Those who follow this blog will be familiar with our petition to the U.S. Supreme Court, Hillcrest Property, LLP v. Pasco County, No. 14-864. You'll also be familiar with the County's brief in opposition to the U.S. Supreme Court taking this case up on certiorari, and with the overwhelming amici support we received from the National Association of Home Builders, the National Association of Realtors, the National Federation of Independent Small Businesses, the International Council of Shopping Centers, the National Multifamily Housing Council, and the Florida Home Builders.
And you'll probably recall that this case raises due process, exactions, and unconstitutional conditions issues that are similar to those the U.S. Supreme Court recently dealt with in Koontz v. St. Johns River Water Management District, 133 S. Ct. 2586, 2596 (2013). The Eleventh Circuit, though, ruled that any issues dealing with the facial constitutionality of the County's ordinances had to be raised within four years of their adoption. This case asked the U.S. Supreme Court to weigh in, and the reply brief was recently filed.
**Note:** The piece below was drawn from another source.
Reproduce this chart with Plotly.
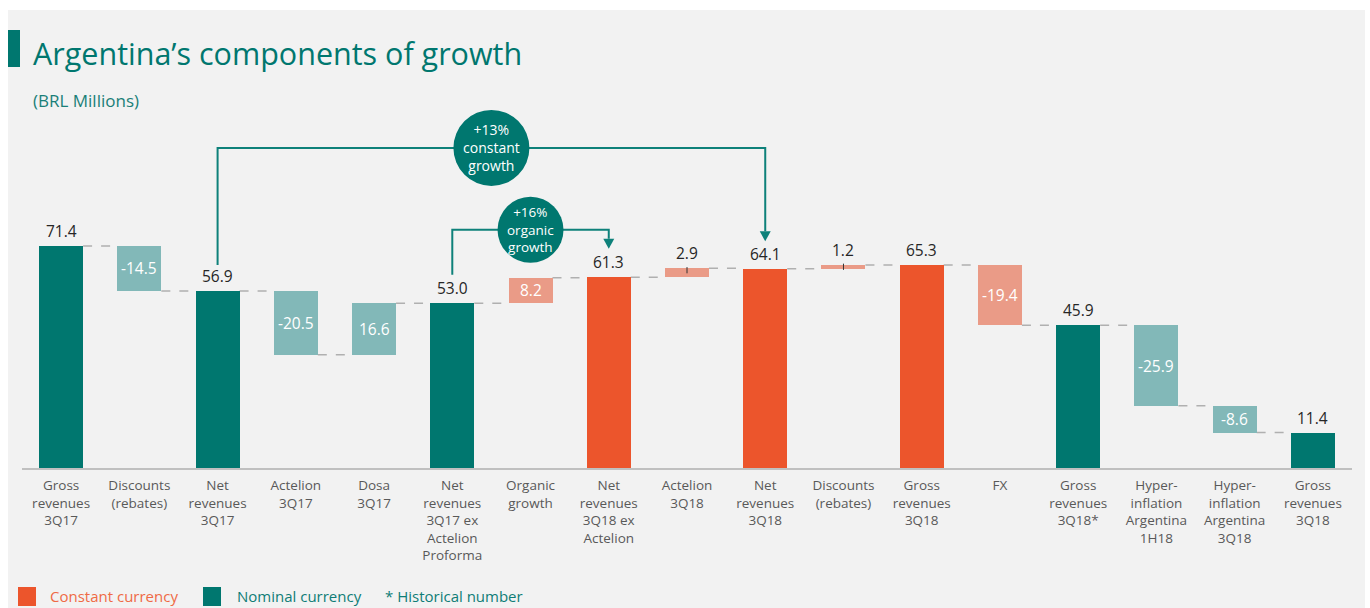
import plotly.graph_objects as go

# ---------------- data ----------------
categories = [
    "Gross<br>revenues<br>3Q17", "Discounts<br>(rebates)", "Net<br>revenues<br>3Q17",
    "Actelion<br>3Q17", "Dosa<br>3Q17",
    "Net<br>revenues<br>3Q17 ex<br>Actelion<br>Proforma", "Organic<br>growth",
    "Net<br>revenues<br>3Q18 ex<br>Actelion", "Actelion<br>3Q18", "Net<br>revenues<br>3Q18",
    "Discounts<br>(rebates)", "Gross<br>revenues<br>3Q18", "FX", "Gross<br>revenues<br>3Q18*",
    "Hyper-<br>inflation<br>Argentina<br>1H18", "Hyper-<br>inflation<br>Argentina<br>3Q18",
    "Gross<br>revenues<br>3Q18",
]
values = [71.4, -14.5, 56.9, -20.5, 16.6, 53.0, 8.2, 61.3, 2.9, 64.1, 1.2, 65.3, -19.4, 45.9, -25.9, -8.6, 11.4]
measures = ["total", "delta", "total", "delta", "delta", "total", "delta", "total", "delta",
            "total", "delta", "total", "delta", "total", "delta", "delta", "total"]
currency = ["nominal"] * 6 + ["constant"] * 7 + ["nominal"] * 4

bubble_texts = ["+13%<br>constant<br>growth", "+16%<br>organic<br>growth"]
title_text = "Argentina’s components of growth"
subtitle_text = "(BRL Millions)"
legend_texts = ["Constant currency", "Nominal currency", "* Historical number"]

# ---------------- styles ----------------
TEAL = "#00776f"
TEAL_LIGHT = "#82b8b8"
ORANGE = "#ec552c"
ORANGE_LIGHT = "#ea9b87"
LINE_TEAL = "#0e817a"
FONT = "Open Sans"
colors_map = {("total", "nominal"): TEAL, ("delta", "nominal"): TEAL_LIGHT,
              ("total", "constant"): ORANGE, ("delta", "constant"): ORANGE_LIGHT}

W, H = 1370, 608
PX_PER_UNIT = 3.11
BASE_PX = 468
BAR_W = 0.562
CAT_PX = 78.25

# ---------------- compute waterfall ----------------
bases, ends, colors = [], [], []
level = 0.0
for v, m, c in zip(values, measures, currency):
    if m == "total":
        bases.append(0.0)
        level = v
    else:
        bases.append(level)
        level = level + v
    ends.append(level)
    colors.append(colors_map[(m, c)])

xs = list(range(len(values)))

fig = go.Figure()
fig.add_trace(go.Bar(x=xs, y=values, base=bases, width=BAR_W,
                     marker=dict(color=colors, line=dict(width=0)),
                     hoverinfo="skip", showlegend=False))

shapes = []
annotations = []

# background panel
shapes.append(dict(type="rect", xref="paper", yref="paper", x0=8 / W, x1=1365 / W,
                   y0=0, y1=1 - 10 / H, fillcolor="#f2f2f2", line=dict(width=0), layer="below"))
# title accent bar
shapes.append(dict(type="rect", xref="paper", yref="paper", x0=8 / W, x1=20 / W,
                   y0=1 - 67 / H, y1=1 - 30 / H, fillcolor=TEAL, line=dict(width=0)))

# connectors
for i in range(len(values) - 1):
    shapes.append(dict(type="line", xref="x", yref="y", x0=i + BAR_W / 2, x1=i + 1 - BAR_W / 2,
                       y0=ends[i], y1=ends[i], line=dict(color="#b0b0b0", width=1.5, dash="dash"),
                       layer="below"))

# value labels
for i, (v, m) in enumerate(zip(values, measures)):
    txt = f"{v:.1f}"
    if m == "total":
        annotations.append(dict(x=i, y=v, xref="x", yref="y", text=txt, showarrow=False,
                                yanchor="bottom", yshift=2, font=dict(size=15.5, color="#262626", family=FONT)))
    elif abs(v) >= 5:
        annotations.append(dict(x=i, y=bases[i] + v / 2, xref="x", yref="y", text=txt, showarrow=False,
                                yanchor="middle", font=dict(size=15.5, color="white", family=FONT)))
    else:
        top = max(bases[i], bases[i] + v)
        annotations.append(dict(x=i, y=top, xref="x", yref="y", text=txt, showarrow=False,
                                yanchor="bottom", yshift=2, font=dict(size=15.5, color="#262626", family=FONT)))
        shapes.append(dict(type="line", xref="x", yref="y", x0=i, x1=i, y0=top + 0.4, y1=top - 1.6,
                           line=dict(color="#333333", width=1)))

# brackets with bubbles
u = 1 / PX_PER_UNIT
brackets = [
    # (left idx, right idx, bracket level, left end, arrow tip, bubble x, radius, text, font size)
    (2, 9, 102.9, values[2] + 8.4, values[9] + 8.8, 5.5, 38, bubble_texts[0], 14),
    (5, 7, 76.6, values[5] + 9.1, values[7] + 9.2, 6.0, 33, bubble_texts[1], 13.5),
]
for li, ri, yl, yleft, ytip, bx, r, t, fs in brackets:
    head = 10 * u
    shapes.append(dict(type="path", xref="x", yref="y",
                       path=f"M {li},{yleft} L {li},{yl} L {ri},{yl} L {ri},{ytip + head}",
                       line=dict(color=LINE_TEAL, width=2)))
    hw = 5.5 / CAT_PX
    shapes.append(dict(type="path", xref="x", yref="y",
                       path=f"M {ri - hw},{ytip + head} L {ri + hw},{ytip + head} L {ri},{ytip} Z",
                       fillcolor=LINE_TEAL, line=dict(width=0)))
    shapes.append(dict(type="circle", xref="x", yref="y", xsizemode="pixel", ysizemode="pixel",
                       xanchor=bx, yanchor=yl, x0=-r, x1=r, y0=-r, y1=r,
                       fillcolor=TEAL, line=dict(width=0)))
    annotations.append(dict(x=bx, y=yl, xref="x", yref="y", text=t, showarrow=False,
                            font=dict(size=fs, color="white", family=FONT)))

# title & subtitle
annotations.append(dict(x=31 / W, y=1 - 53 / H, xref="paper", yref="paper", text=title_text,
                        showarrow=False, xanchor="left", yanchor="middle",
                        font=dict(size=30.5, color=TEAL, family=FONT)))
annotations.append(dict(x=31 / W, y=1 - 100 / H, xref="paper", yref="paper", text=subtitle_text,
                        showarrow=False, xanchor="left", yanchor="middle",
                        font=dict(size=17, color="#1a7f78", family=FONT)))

# legend
leg_y = 1 - 596 / H
shapes.append(dict(type="rect", xref="paper", yref="paper", x0=18 / W, x1=36 / W,
                   y0=1 - 606 / H, y1=1 - 587 / H, fillcolor=ORANGE, line=dict(width=0)))
shapes.append(dict(type="rect", xref="paper", yref="paper", x0=203 / W, x1=221 / W,
                   y0=1 - 606 / H, y1=1 - 587 / H, fillcolor=TEAL, line=dict(width=0)))
for xpx, t, col in [(48, legend_texts[0], "#ef6a45"), (235, legend_texts[1], "#0f7d76"),
                    (383, legend_texts[2], "#0f7d76")]:
    annotations.append(dict(x=xpx / W, y=leg_y, xref="paper", yref="paper", text=t, showarrow=False,
                            xanchor="left", yanchor="middle", font=dict(size=15, color=col, family=FONT)))

fig.update_layout(
    width=W, height=H, margin=dict(l=0, r=0, t=0, b=0),
    paper_bgcolor="white", plot_bgcolor="rgba(0,0,0,0)",
    bargap=0, shapes=shapes, annotations=annotations,
    xaxis=dict(domain=[22 / W, 1352 / W], range=[-0.5, len(values) - 0.5],
               tickmode="array", tickvals=xs, ticktext=categories, ticks="",
               ticklabelstandoff=4,
               showline=True, linecolor="#c0c0c0", linewidth=2, showgrid=False, zeroline=False,
               tickfont=dict(size=13.5, color="#595959", family=FONT), fixedrange=True),
    yaxis=dict(domain=[(H - BASE_PX) / H, 1], range=[0, BASE_PX / PX_PER_UNIT],
               visible=False, showgrid=False, zeroline=False, fixedrange=True),
    font=dict(family=FONT),
)

fig.write_html("out.html")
As is my tradition when my firm or I am on a case or a brief, I leave commentary to others. For an interesting writeup, see Robert Thomas's post on the issue, where he concludes: "But regardless of the claim made or the remedy sought, if the challenge is in federal court, the plaintiff must show Article III standing, and must demonstrate some injury to itself as a result of the ordinance that is different from that of the general public. And we're not sure how that happened in Hillcrest until Hillcrest actually presented development proposal which triggered application of the Right of Way Preservation Ordinance."
Keep an eye on this one. It was on the conference list for Friday, April 17, so we could have an answer as soon as today on whether the Supreme Court will take it up.